* begin RECORD SET *

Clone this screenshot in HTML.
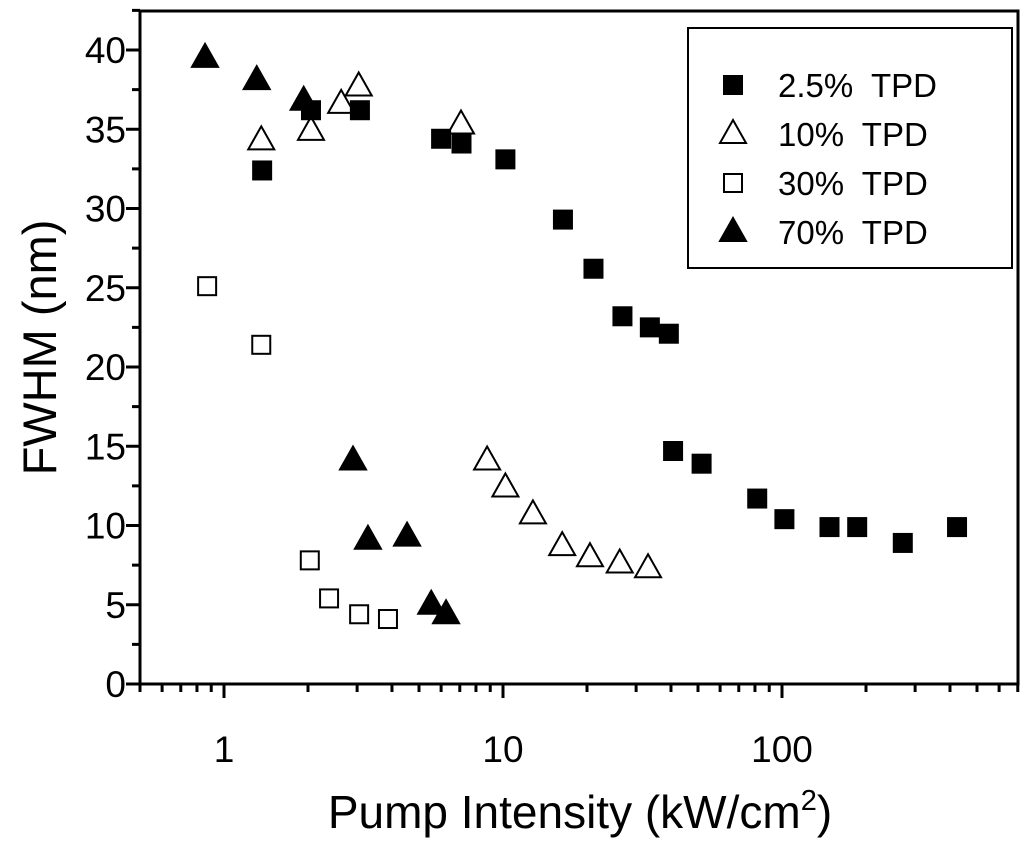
<!DOCTYPE html>
<html><head><meta charset="utf-8"><style>
body{margin:0;background:#fff;}
svg{display:block;font-family:"Liberation Sans",sans-serif;}
</style></head><body>
<svg id="chart" width="1024" height="841">
</svg>
<script>
const xTicksMajor=[1,10,100];
const xTickLabels=["1","10","100"];
const yTicks=[0,5,10,15,20,25,30,35,40];
const s25x=[1.37,2.05,3.07,6.0,7.1,10.2,16.4,21.1,26.8,33.6,39.3,40.7,51.5,81.5,102,148,186,271,424];
const s25y=[32.4,36.2,36.2,34.4,34.1,33.1,29.3,26.2,23.2,22.5,22.1,14.7,13.9,11.7,10.4,9.9,9.9,8.9,9.9];
const s10x=[1.36,2.05,2.63,3.04,7.07,8.77,10.2,12.8,16.3,20.5,26.2,33.1];
const s10y=[34.3,34.9,36.6,37.7,35.3,14.1,12.4,10.7,8.7,8.0,7.6,7.3];
const s30x=[0.87,1.36,2.03,2.38,3.05,3.87];
const s30y=[25.1,21.4,7.8,5.4,4.4,4.1];
const s70x=[0.855,1.31,1.93,2.9,3.28,4.53,5.53,6.25];
const s70y=[39.5,38.1,36.8,14.1,9.1,9.3,5.0,4.4];
const legendLabels=["2.5%  TPD","10%  TPD","30%  TPD","70%  TPD"];

const NS="http://www.w3.org/2000/svg";
const svg=document.getElementById('chart');
const L=140,R=1018,T=11,B=684;
const X=v=>224+279*Math.log10(v);
const Y=v=>684-15.85*v;
function mk(tag,at,parent){const e=document.createElementNS(NS,tag);for(const k in at)e.setAttribute(k,at[k]);(parent||svg).appendChild(e);return e;}
const fr=mk('rect',{x:L,y:T,width:R-L,height:B-T,fill:'none',stroke:'#000','stroke-width':3});


yTicks.forEach(v=>{
  const t=mk('line',{x1:L-14,x2:L,y1:Y(v),y2:Y(v),stroke:'#000','stroke-width':3});
  
  
  const m=mk('line',{x1:L-8,x2:L,y1:Y(v+2.5),y2:Y(v+2.5),stroke:'#000','stroke-width':3});
  
  
  const tx=mk('text',{x:L-14,y:Y(v)+13,'text-anchor':'end','font-size':37});
  tx.textContent=String(v);
  
  
});
for(let d=-1;d<=2;d++){for(let k=1;k<10;k++){const v=k*Math.pow(10,d);if(v<0.5||X(v)>R)continue;
  const major=k===1;
  const t=mk('line',{x1:X(v),x2:X(v),y1:B,y2:B+(major?14:8),stroke:'#000','stroke-width':3});
  
  
}}
xTicksMajor.forEach((v,i)=>{
  const tx=mk('text',{x:X(v),y:B+78,'text-anchor':'middle','font-size':37});
  tx.textContent=xTickLabels[i];
  
  
});
function marker(kind,cx,cy,parent){
  let e;
  if(kind==='sq'||kind==='osq'){e=mk('rect',{x:cx-9,y:cy-9,width:18,height:18,fill:kind==='sq'?'#000':'#fff',stroke:'#000','stroke-width':2},parent);}
  else{e=mk('polygon',{points:`${cx},${cy-14} ${cx+13},${cy+9} ${cx-13},${cy+9}`,fill:kind==='tri'?'#000':'#fff',stroke:'#000','stroke-width':2},parent);}
  return e;
}
const series=[['osq',s30x,s30y,'series-30pct'],['otri',s10x,s10y,'series-10pct'],['sq',s25x,s25y,'series-2-5pct'],['tri',s70x,s70y,'series-70pct']];
series.forEach(([k,xs,ys,n])=>{
  const g=mk('g',{});
  
  
  xs.forEach((v,i)=>{const p=marker(k,X(v),Y(ys[i]),g);
    
    });
});
const lg=mk('g',{});


const lb=mk('rect',{x:688,y:28,width:324,height:240,fill:'#fff',stroke:'#000','stroke-width':2},lg);


const lk=['sq','otri','osq','tri'];
legendLabels.forEach((s,i)=>{
  const y=85+i*49;
  const m=marker(lk[i],733,y,lg);
  
  
  const t=mk('text',{x:778,y:y+12,'font-size':33},lg);
  t.textContent=s;
  t.style.whiteSpace='pre';
  
  
});
const yt=mk('text',{x:0,y:0,'text-anchor':'middle','font-size':47,transform:`translate(56,${(T+B)/2}) rotate(-90)`});
yt.textContent='FWHM (nm)';


const xt=mk('text',{x:580,y:828,'text-anchor':'middle','font-size':46});
xt.innerHTML='Pump Intensity (kW/cm<tspan dy="-18" font-size="29">2</tspan><tspan dy="18">)</tspan>';


</script>
</body></html>
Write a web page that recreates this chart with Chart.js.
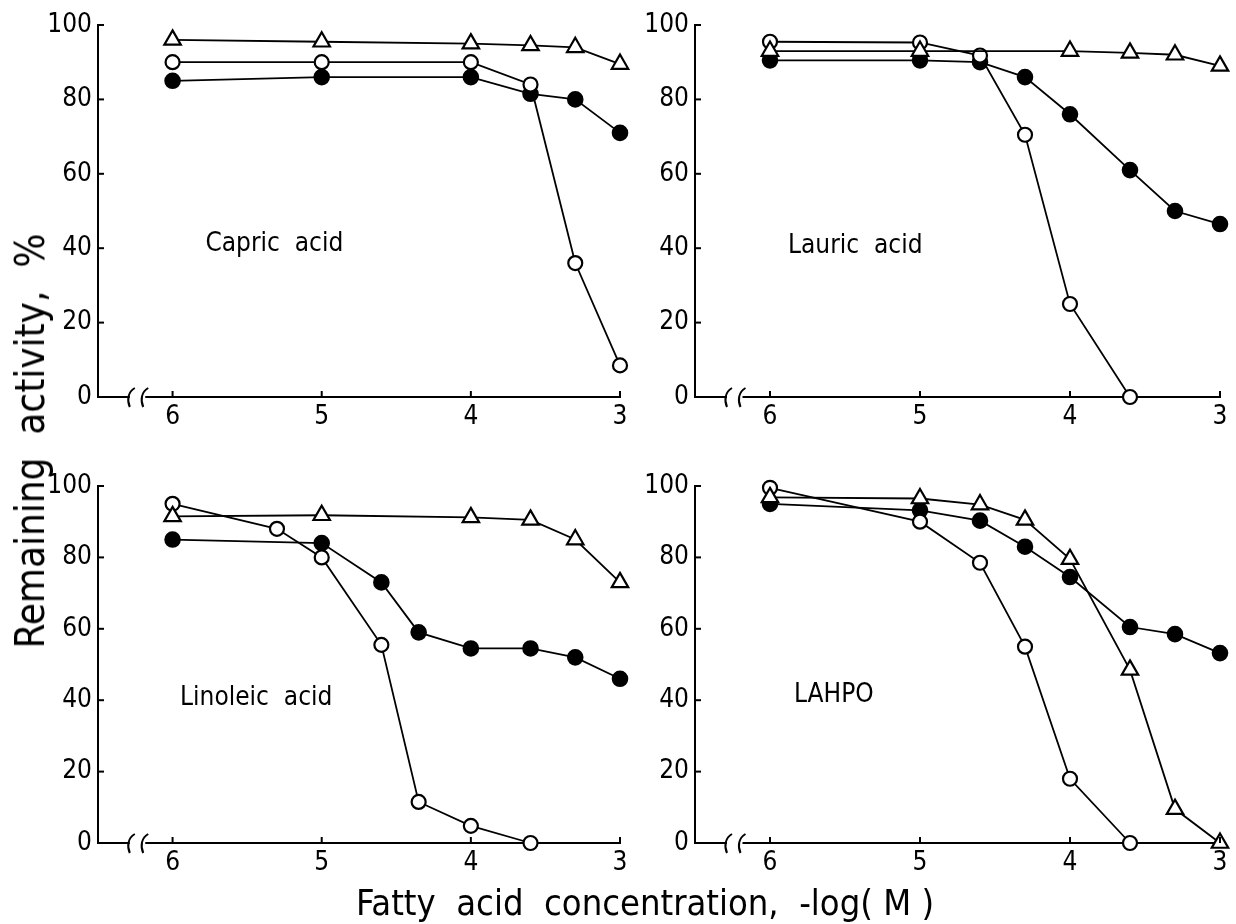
<!DOCTYPE html>
<html><head><meta charset="utf-8">
<script src="https://cdn.jsdelivr.net/npm/chart.js@4/dist/chart.umd.min.js"></script>
<style>
html,body{margin:0;padding:0;background:#fff;}
#wrap{position:relative;width:1236px;height:924px;overflow:hidden;background:#fff;}
canvas{position:absolute;}
.t{position:absolute;font-family:'DejaVu Sans Condensed','Liberation Sans Narrow','DejaVu Sans',sans-serif;color:#000;white-space:pre;line-height:1;}
#ytitle{left:30px;top:441px;transform:translate(-50%,-50%) rotate(-90deg);font-size:40px;}
#xtitle{left:645px;top:903px;transform:translate(-50%,-50%);font-size:36px;}
</style></head>
<body><div id="wrap">
<canvas id="c1" width="640" height="440" style="left:0;top:0"></canvas>
<canvas id="c2" width="636" height="440" style="left:600px;top:0"></canvas>
<canvas id="c3" width="640" height="460" style="left:0;top:440px"></canvas>
<canvas id="c4" width="636" height="460" style="left:600px;top:440px"></canvas>
<div class="t" id="ytitle">Remaining  activity,  %</div>
<div class="t" id="xtitle">Fatty  acid  concentration,  -log( M )</div>
</div>
<script>
// ---- data ----
const xTicks = [6, 5, 4, 3];
const yTicks = [0, 20, 40, 60, 80, 100];

const capricTriX  = [6, 5, 4, 3.6, 3.3, 3];
const capricTri   = [96, 95.5, 95, 94.5, 94, 89.5];
const capricOpenX = [6, 5, 4, 3.6, 3.3, 3];
const capricOpen  = [90, 90, 90, 84, 36, 8.5];
const capricFillX = [6, 5, 4, 3.6, 3.3, 3];
const capricFill  = [85, 86, 86, 81.5, 80, 71];

const lauricTriX  = [6, 5, 4, 3.6, 3.3, 3];
const lauricTri   = [93, 93, 93, 92.5, 92, 89];
const lauricOpenX = [6, 5, 4.6, 4.3, 4, 3.6];
const lauricOpen  = [95.5, 95.3, 91.8, 70.5, 25, 0];
const lauricFillX = [6, 5, 4.6, 4.3, 4, 3.6, 3.3, 3];
const lauricFill  = [90.5, 90.5, 90, 86, 76, 61, 50, 46.5];

const linoTriX  = [6, 5, 4, 3.6, 3.3, 3];
const linoTri   = [91.5, 91.8, 91.2, 90.5, 85, 73];
const linoOpenX = [6, 5.3, 5, 4.6, 4.35, 4, 3.6];
const linoOpen  = [95, 88, 80, 55.5, 11.5, 4.8, 0];
const linoFillX = [6, 5, 4.6, 4.35, 4, 3.6, 3.3, 3];
const linoFill  = [85, 84, 73, 59, 54.5, 54.5, 52, 46];

const lahpoTriX  = [6, 5, 4.6, 4.3, 4, 3.6, 3.3, 3];
const lahpoTri   = [96.8, 96.5, 94.8, 90.5, 79.5, 48.5, 9.5, 0];
const lahpoOpenX = [6, 5, 4.6, 4.3, 4, 3.6];
const lahpoOpen  = [99.5, 90, 78.5, 55, 18, 0];
const lahpoFillX = [6, 5, 4.6, 4.3, 4, 3.6, 3.3, 3];
const lahpoFill  = [95, 93.2, 90.3, 83, 74.5, 60.5, 58.5, 53.2];

const panelNames = ['Capric  acid', 'Lauric  acid', 'Linoleic  acid', 'LAHPO'];
const panelNamePos = [[5.78, 41], [5.88, 40.5], [5.95, 40.5], [5.84, 41.5]];

// ---- drawing ----
const FONT = "'DejaVu Sans Condensed','Liberation Sans Narrow','DejaVu Sans',sans-serif";

function pts(xs, ys) { return xs.map((x, i) => ({x: x, y: ys[i]})); }

function makeDatasets(tx, ty, ox, oy, fx, fy) {
  const base = {borderColor: '#000', borderWidth: 1.8, tension: 0, clip: false, pointBorderColor: '#000', pointBorderWidth: 2.2};
  return [
    Object.assign({}, base, {data: pts(tx, ty), pointStyle: 'triangle', pointRadius: 9.5, pointBackgroundColor: '#fff'}),
    Object.assign({}, base, {data: pts(ox, oy), pointStyle: 'circle', pointRadius: 7, pointBackgroundColor: '#fff'}),
    Object.assign({}, base, {data: pts(fx, fy), pointStyle: 'circle', pointRadius: 7.2, pointBackgroundColor: '#000'})
  ];
}

const decor = {
  id: 'decor',
  afterDraw(chart, args, opts) {
    const ctx = chart.ctx, xs = chart.scales.x, ys = chart.scales.y;
    const y0 = ys.getPixelForValue(0), x0 = xs.left;
    ctx.save();
    ctx.strokeStyle = '#000'; ctx.lineWidth = 2;
    // inward ticks
    xTicks.forEach(v => { const px = xs.getPixelForValue(v); ctx.beginPath(); ctx.moveTo(px, y0); ctx.lineTo(px, y0 - 6); ctx.stroke(); });
    yTicks.forEach(v => { const py = ys.getPixelForValue(v); ctx.beginPath(); ctx.moveTo(x0, py); ctx.lineTo(x0 + 6, py); ctx.stroke(); });
    // axis break
    const b1 = xs.getPixelForValue(6.28), b2 = xs.getPixelForValue(6.19);
    ctx.fillStyle = '#fff'; ctx.fillRect(b1 - 1, y0 - 3, b2 - b1 + 2, 6);
    [b1, b2].forEach(bx => {
      ctx.beginPath(); ctx.lineWidth = 2;
      ctx.moveTo(bx + 4, y0 - 9);
      ctx.bezierCurveTo(bx - 3, y0 - 5, bx - 4, y0 + 3, bx - 1, y0 + 10);
      ctx.stroke();
    });
    // panel name
    ctx.fillStyle = '#000';
    ctx.font = '26px ' + FONT;
    ctx.textBaseline = 'middle'; ctx.textAlign = 'left';
    ctx.fillText(opts.name, xs.getPixelForValue(opts.pos[0]), ys.getPixelForValue(opts.pos[1]));
    ctx.restore();
  }
};

function makeChart(id, datasets, name, pos, yW, xH, padTop, padRight) {
  new Chart(document.getElementById(id), {
    type: 'line',
    data: {datasets: datasets},
    plugins: [decor],
    options: {
      responsive: false, animation: false, devicePixelRatio: 1,
      layout: {padding: {top: padTop, right: padRight, left: 0, bottom: 0}},
      plugins: {legend: {display: false}, tooltip: {enabled: false}, decor: {name: name, pos: pos}},
      scales: {
        x: {
          type: 'linear', min: 3, max: 6.5, reverse: true,
          afterBuildTicks: s => { s.ticks = xTicks.map(v => ({value: v})); },
          afterFit: s => { s.height = xH; },
          grid: {display: false, drawTicks: false},
          border: {display: true, color: '#000', width: 2},
          ticks: {color: '#000', padding: 5, font: {family: FONT, size: 26}, maxRotation: 0, callback: v => String(v)}
        },
        y: {
          min: 0, max: 100,
          afterBuildTicks: s => { s.ticks = yTicks.map(v => ({value: v})); },
          afterFit: s => { s.width = yW; },
          grid: {display: false, drawTicks: false},
          border: {display: true, color: '#000', width: 2},
          ticks: {color: '#000', padding: 6, font: {family: FONT, size: 26}, callback: v => String(v)}
        }
      }
    }
  });
}

makeChart('c1', makeDatasets(capricTriX, capricTri, capricOpenX, capricOpen, capricFillX, capricFill), panelNames[0], panelNamePos[0], 98, 43, 25, 20);
makeChart('c2', makeDatasets(lauricTriX, lauricTri, lauricOpenX, lauricOpen, lauricFillX, lauricFill), panelNames[1], panelNamePos[1], 95, 43, 25, 16);
makeChart('c3', makeDatasets(linoTriX, linoTri, linoOpenX, linoOpen, linoFillX, linoFill), panelNames[2], panelNamePos[2], 98, 57, 46, 20);
makeChart('c4', makeDatasets(lahpoTriX, lahpoTri, lahpoOpenX, lahpoOpen, lahpoFillX, lahpoFill), panelNames[3], panelNamePos[3], 95, 57, 46, 16);
</script>
</body></html>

* end RECORD SET *

◆ **TASK REQUIREMENTS**:
Among the entries above, take the lines from the one with "Write a web" through the one with "54.5, 52, 46];" and retype them exactly, leaving out the pictures.

◆ **FULL RESPONSE**:
Write a web page that recreates this chart with Chart.js.
<!DOCTYPE html>
<html><head><meta charset="utf-8">
<script src="https://cdn.jsdelivr.net/npm/chart.js@4/dist/chart.umd.min.js"></script>
<style>
html,body{margin:0;padding:0;background:#fff;}
#wrap{position:relative;width:1236px;height:924px;overflow:hidden;background:#fff;}
canvas{position:absolute;}
.t{position:absolute;font-family:'DejaVu Sans Condensed','Liberation Sans Narrow','DejaVu Sans',sans-serif;color:#000;white-space:pre;line-height:1;}
#ytitle{left:30px;top:441px;transform:translate(-50%,-50%) rotate(-90deg);font-size:40px;}
#xtitle{left:645px;top:903px;transform:translate(-50%,-50%);font-size:36px;}
</style></head>
<body><div id="wrap">
<canvas id="c1" width="640" height="440" style="left:0;top:0"></canvas>
<canvas id="c2" width="636" height="440" style="left:600px;top:0"></canvas>
<canvas id="c3" width="640" height="460" style="left:0;top:440px"></canvas>
<canvas id="c4" width="636" height="460" style="left:600px;top:440px"></canvas>
<div class="t" id="ytitle">Remaining  activity,  %</div>
<div class="t" id="xtitle">Fatty  acid  concentration,  -log( M )</div>
</div>
<script>
// ---- data ----
const xTicks = [6, 5, 4, 3];
const yTicks = [0, 20, 40, 60, 80, 100];

const capricTriX  = [6, 5, 4, 3.6, 3.3, 3];
const capricTri   = [96, 95.5, 95, 94.5, 94, 89.5];
const capricOpenX = [6, 5, 4, 3.6, 3.3, 3];
const capricOpen  = [90, 90, 90, 84, 36, 8.5];
const capricFillX = [6, 5, 4, 3.6, 3.3, 3];
const capricFill  = [85, 86, 86, 81.5, 80, 71];

const lauricTriX  = [6, 5, 4, 3.6, 3.3, 3];
const lauricTri   = [93, 93, 93, 92.5, 92, 89];
const lauricOpenX = [6, 5, 4.6, 4.3, 4, 3.6];
const lauricOpen  = [95.5, 95.3, 91.8, 70.5, 25, 0];
const lauricFillX = [6, 5, 4.6, 4.3, 4, 3.6, 3.3, 3];
const lauricFill  = [90.5, 90.5, 90, 86, 76, 61, 50, 46.5];

const linoTriX  = [6, 5, 4, 3.6, 3.3, 3];
const linoTri   = [91.5, 91.8, 91.2, 90.5, 85, 73];
const linoOpenX = [6, 5.3, 5, 4.6, 4.35, 4, 3.6];
const linoOpen  = [95, 88, 80, 55.5, 11.5, 4.8, 0];
const linoFillX = [6, 5, 4.6, 4.35, 4, 3.6, 3.3, 3];
const linoFill  = [85, 84, 73, 59, 54.5, 54.5, 52, 46];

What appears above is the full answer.